> **Supplied information**:

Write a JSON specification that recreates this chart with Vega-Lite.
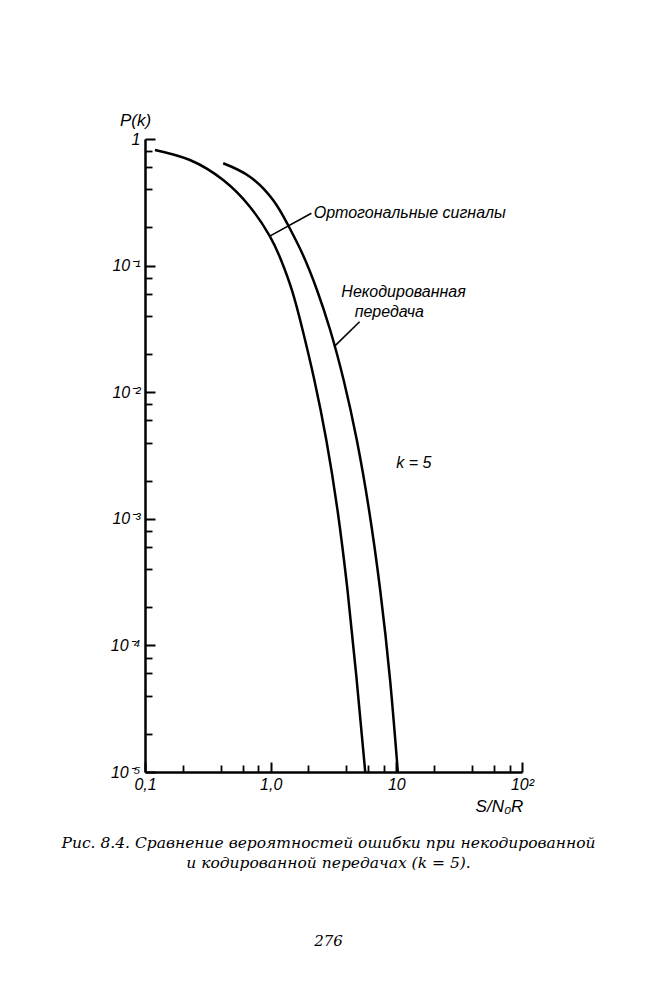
{
  "$schema": "https://vega.github.io/schema/vega-lite/v6.json",
  "width": 377,
  "height": 633,
  "autosize": "none",
  "padding": {"left": 145, "top": 139, "right": 132, "bottom": 228},
  "background": "white",
  "config": {
    "view": {"stroke": null},
    "axis": {"grid": false, "domainColor": "black", "tickColor": "black", "labelColor": "black", "titleColor": "black", "labelOverlap": false, "labelBound": false, "labelFlush": false}
  },
  "title": {
    "text": ["Рис.  8.4.  Сравнение  вероятностей  ошибки  при  некодированной", "и  кодированной  передачах  (k = 5)."],
    "subtitle": "276",
    "orient": "bottom",
    "anchor": "middle",
    "frame": "group",
    "dx": -5,
    "offset": 22,
    "font": "DejaVu Serif",
    "fontStyle": "italic",
    "fontWeight": "normal",
    "fontSize": 15.5,
    "lineHeight": 20,
    "color": "black",
    "subtitleFont": "DejaVu Serif",
    "subtitleFontStyle": "italic",
    "subtitleFontSize": 15,
    "subtitleColor": "black",
    "subtitlePadding": 62
  },
  "datasets": {
    "curves": [
      {"series": "ortho", "x": 0.12, "p": 0.819},
      {"series": "ortho", "x": 0.2276, "p": 0.6824},
      {"series": "ortho", "x": 0.419, "p": 0.474},
      {"series": "ortho", "x": 0.683, "p": 0.292},
      {"series": "ortho", "x": 0.984, "p": 0.171},
      {"series": "ortho", "x": 1.209, "p": 0.1107},
      {"series": "ortho", "x": 1.474, "p": 0.06418},
      {"series": "ortho", "x": 1.796, "p": 0.03099},
      {"series": "ortho", "x": 2.226, "p": 0.01249},
      {"series": "ortho", "x": 2.772, "p": 0.004192},
      {"series": "ortho", "x": 3.402, "p": 0.001174},
      {"series": "ortho", "x": 4.085, "p": 0.000274},
      {"series": "ortho", "x": 4.838, "p": 0.00005329},
      {"series": "ortho", "x": 5.657, "p": 0.00001},
      {"series": "uncoded", "x": 0.419, "p": 0.643},
      {"series": "uncoded", "x": 0.683, "p": 0.504},
      {"series": "uncoded", "x": 1.045, "p": 0.3298},
      {"series": "uncoded", "x": 1.374, "p": 0.2093},
      {"series": "uncoded", "x": 1.808, "p": 0.1213},
      {"series": "uncoded", "x": 2.336, "p": 0.06418},
      {"series": "uncoded", "x": 2.975, "p": 0.03099},
      {"series": "uncoded", "x": 3.807, "p": 0.01249},
      {"series": "uncoded", "x": 4.846, "p": 0.004192},
      {"series": "uncoded", "x": 6.064, "p": 0.001174},
      {"series": "uncoded", "x": 7.439, "p": 0.000274},
      {"series": "uncoded", "x": 8.92, "p": 0.00005329},
      {"series": "uncoded", "x": 10.28, "p": 0.00001}
    ],
    "pointers": [
      {"x": 0.984, "y": 0.171, "x2": 2.109, "y2": 0.259},
      {"x": 3.2, "y": 0.0229, "x2": 5.1, "y2": 0.036}
    ],
    "labels": [
      {"x": 2.2, "y": 0.26, "label": "Ортогональные сигналы"},
      {"x": 3.65, "y": 0.0622, "label": "Некодированная"},
      {"x": 4.66, "y": 0.0432, "label": "передача"},
      {"x": 10.0, "y": 0.00277, "label": "k = 5"}
    ]
  },
  "layer": [
    {
      "data": {"name": "curves"},
      "mark": {"type": "line", "color": "black", "strokeWidth": 2.5, "interpolate": "natural", "clip": true},
      "encoding": {
        "x": {
          "field": "x", "type": "quantitative",
          "scale": {"type": "log", "domain": [0.1, 100], "nice": false},
          "axis": {
            "orient": "bottom",
            "values": [0.1, 1, 10, 100],
            "labelExpr": "datum.value < 0.5 ? '0,1' : datum.value < 5 ? '1,0' : datum.value < 50 ? '10' : '10²'",
            "tickSize": -10, "tickWidth": 2, "domainWidth": 2.5,
            "labelPadding": 14,
            "labelFont": "Liberation Sans", "labelFontStyle": "italic", "labelFontSize": 16,
            "title": "S/N₀R", "titleX": 354, "titleY": 34,
            "titleFont": "Liberation Sans", "titleFontStyle": "italic", "titleFontWeight": "normal", "titleFontSize": 17,
            "titleBaseline": "middle", "titleAlign": "center"
          }
        },
        "y": {
          "field": "p", "type": "quantitative",
          "scale": {"type": "log", "domain": [0.00001, 1], "nice": false},
          "axis": {
            "orient": "left",
            "values": [1, 0.1, 0.01, 0.001, 0.0001, 0.00001],
            "labelExpr": "datum.value > 0.5 ? '1' : '10⁻' + ['','¹','²','³','⁴','⁵'][round(-log(datum.value)/LN10)]",
            "tickSize": -10, "tickWidth": 2, "domainWidth": 2.5,
            "labelPadding": 15,
            "labelFont": "Liberation Sans", "labelFontStyle": "italic", "labelFontSize": 16,
            "title": "P(k)", "titleAngle": 0, "titleX": -10, "titleY": -19,
            "titleFont": "Liberation Sans", "titleFontStyle": "italic", "titleFontWeight": "normal", "titleFontSize": 17,
            "titleBaseline": "middle", "titleAlign": "center"
          }
        },
        "detail": {"field": "series"}
      }
    },
    {
      "data": {"name": "pointers"},
      "mark": {"type": "rule", "color": "black", "strokeWidth": 1.6},
      "encoding": {
        "x": {
          "field": "x", "type": "quantitative",
          "axis": {"orient": "bottom", "values": [0.2, 0.4, 0.6, 0.8, 2, 4, 6, 8, 20, 40, 60, 80], "labels": false, "domain": false, "tickSize": -7, "tickWidth": 1.8, "title": null}
        },
        "x2": {"field": "x2"},
        "y": {
          "field": "y", "type": "quantitative",
          "axis": {"orient": "left", "values": [0.8, 0.6, 0.4, 0.2, 0.08, 0.06, 0.04, 0.02, 0.008, 0.006, 0.004, 0.002, 0.0008, 0.0006, 0.0004, 0.0002, 0.00008, 0.00006, 0.00004, 0.00002], "labels": false, "domain": false, "tickSize": -7, "tickWidth": 1.8, "title": null}
        },
        "y2": {"field": "y2"}
      }
    },
    {
      "data": {"name": "labels"},
      "mark": {"type": "text", "align": "left", "baseline": "middle", "font": "Liberation Sans", "fontStyle": "italic", "fontSize": 16, "color": "black"},
      "encoding": {
        "x": {"field": "x", "type": "quantitative", "axis": null},
        "y": {"field": "y", "type": "quantitative", "axis": null},
        "text": {"field": "label"}
      }
    }
  ],
  "resolve": {"axis": {"x": "independent", "y": "independent"}}
}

> **What to produce**:
Ignore the images and quote every line of the listing exactly.

> **Solved exercise**:
Write a JSON specification that recreates this chart with Vega-Lite.
{
  "$schema": "https://vega.github.io/schema/vega-lite/v6.json",
  "width": 377,
  "height": 633,
  "autosize": "none",
  "padding": {"left": 145, "top": 139, "right": 132, "bottom": 228},
  "background": "white",
  "config": {
    "view": {"stroke": null},
    "axis": {"grid": false, "domainColor": "black", "tickColor": "black", "labelColor": "black", "titleColor": "black", "labelOverlap": false, "labelBound": false, "labelFlush": false}
  },
  "title": {
    "text": ["Рис.  8.4.  Сравнение  вероятностей  ошибки  при  некодированной", "и  кодированной  передачах  (k = 5)."],
    "subtitle": "276",
    "orient": "bottom",
    "anchor": "middle",
    "frame": "group",
    "dx": -5,
    "offset": 22,
    "font": "DejaVu Serif",
    "fontStyle": "italic",
    "fontWeight": "normal",
    "fontSize": 15.5,
    "lineHeight": 20,
    "color": "black",
    "subtitleFont": "DejaVu Serif",
    "subtitleFontStyle": "italic",
    "subtitleFontSize": 15,
    "subtitleColor": "black",
    "subtitlePadding": 62
  },
  "datasets": {
    "curves": [
      {"series": "ortho", "x": 0.12, "p": 0.819},
      {"series": "ortho", "x": 0.2276, "p": 0.6824},
      {"series": "ortho", "x": 0.419, "p": 0.474},
      {"series": "ortho", "x": 0.683, "p": 0.292},
      {"series": "ortho", "x": 0.984, "p": 0.171},
      {"series": "ortho", "x": 1.209, "p": 0.1107},
      {"series": "ortho", "x": 1.474, "p": 0.06418},
      {"series": "ortho", "x": 1.796, "p": 0.03099},
      {"series": "ortho", "x": 2.226, "p": 0.01249},
      {"series": "ortho", "x": 2.772, "p": 0.004192},
      {"series": "ortho", "x": 3.402, "p": 0.001174},
      {"series": "ortho", "x": 4.085, "p": 0.000274},
      {"series": "ortho", "x": 4.838, "p": 0.00005329},
      {"series": "ortho", "x": 5.657, "p": 0.00001},
      {"series": "uncoded", "x": 0.419, "p": 0.643},
      {"series": "uncoded", "x": 0.683, "p": 0.504},
      {"series": "uncoded", "x": 1.045, "p": 0.3298},
      {"series": "uncoded", "x": 1.374, "p": 0.2093},
      {"series": "uncoded", "x": 1.808, "p": 0.1213},
      {"series": "uncoded", "x": 2.336, "p": 0.06418},
      {"series": "uncoded", "x": 2.975, "p": 0.03099},
      {"series": "uncoded", "x": 3.807, "p": 0.01249},
      {"series": "uncoded", "x": 4.846, "p": 0.004192},
      {"series": "uncoded", "x": 6.064, "p": 0.001174},
      {"series": "uncoded", "x": 7.439, "p": 0.000274},
      {"series": "uncoded", "x": 8.92, "p": 0.00005329},
      {"series": "uncoded", "x": 10.28, "p": 0.00001}
    ],
    "pointers": [
      {"x": 0.984, "y": 0.171, "x2": 2.109, "y2": 0.259},
      {"x": 3.2, "y": 0.0229, "x2": 5.1, "y2": 0.036}
    ],
    "labels": [
      {"x": 2.2, "y": 0.26, "label": "Ортогональные сигналы"},
      {"x": 3.65, "y": 0.0622, "label": "Некодированная"},
      {"x": 4.66, "y": 0.0432, "label": "передача"},
      {"x": 10.0, "y": 0.00277, "label": "k = 5"}
    ]
  },
  "layer": [
    {
      "data": {"name": "curves"},
      "mark": {"type": "line", "color": "black", "strokeWidth": 2.5, "interpolate": "natural", "clip": true},
      "encoding": {
        "x": {
          "field": "x", "type": "quantitative",
          "scale": {"type": "log", "domain": [0.1, 100], "nice": false},
          "axis": {
            "orient": "bottom",
            "values": [0.1, 1, 10, 100],
            "labelExpr": "datum.value < 0.5 ? '0,1' : datum.value < 5 ? '1,0' : datum.value < 50 ? '10' : '10²'",
            "tickSize": -10, "tickWidth": 2, "domainWidth": 2.5,
            "labelPadding": 14,
            "labelFont": "Liberation Sans", "labelFontStyle": "italic", "labelFontSize": 16,
            "title": "S/N₀R", "titleX": 354, "titleY": 34,
            "titleFont": "Liberation Sans", "titleFontStyle": "italic", "titleFontWeight": "normal", "titleFontSize": 17,
            "titleBaseline": "middle", "titleAlign": "center"
          }
        },
        "y": {
          "field": "p", "type": "quantitative",
          "scale": {"type": "log", "domain": [0.00001, 1], "nice": false},
          "axis": {
            "orient": "left",
            "values": [1, 0.1, 0.01, 0.001, 0.0001, 0.00001],
            "labelExpr": "datum.value > 0.5 ? '1' : '10⁻' + ['','¹','²','³','⁴','⁵'][round(-log(datum.value)/LN10)]",
            "tickSize": -10, "tickWidth": 2, "domainWidth": 2.5,
            "labelPadding": 15,
            "labelFont": "Liberation Sans", "labelFontStyle": "italic", "labelFontSize": 16,
            "title": "P(k)", "titleAngle": 0, "titleX": -10, "titleY": -19,
            "titleFont": "Liberation Sans", "titleFontStyle": "italic", "titleFontWeight": "normal", "titleFontSize": 17,
            "titleBaseline": "middle", "titleAlign": "center"
          }
        },
        "detail": {"field": "series"}
      }
    },
    {
      "data": {"name": "pointers"},
      "mark": {"type": "rule", "color": "black", "strokeWidth": 1.6},
      "encoding": {
        "x": {
          "field": "x", "type": "quantitative",
          "axis": {"orient": "bottom", "values": [0.2, 0.4, 0.6, 0.8, 2, 4, 6, 8, 20, 40, 60, 80], "labels": false, "domain": false, "tickSize": -7, "tickWidth": 1.8, "title": null}
        },
        "x2": {"field": "x2"},
        "y": {
          "field": "y", "type": "quantitative",
          "axis": {"orient": "left", "values": [0.8, 0.6, 0.4, 0.2, 0.08, 0.06, 0.04, 0.02, 0.008, 0.006, 0.004, 0.002, 0.0008, 0.0006, 0.0004, 0.0002, 0.00008, 0.00006, 0.00004, 0.00002], "labels": false, "domain": false, "tickSize": -7, "tickWidth": 1.8, "title": null}
        },
        "y2": {"field": "y2"}
      }
    },
    {
      "data": {"name": "labels"},
      "mark": {"type": "text", "align": "left", "baseline": "middle", "font": "Liberation Sans", "fontStyle": "italic", "fontSize": 16, "color": "black"},
      "encoding": {
        "x": {"field": "x", "type": "quantitative", "axis": null},
        "y": {"field": "y", "type": "quantitative", "axis": null},
        "text": {"field": "label"}
      }
    }
  ],
  "resolve": {"axis": {"x": "independent", "y": "independent"}}
}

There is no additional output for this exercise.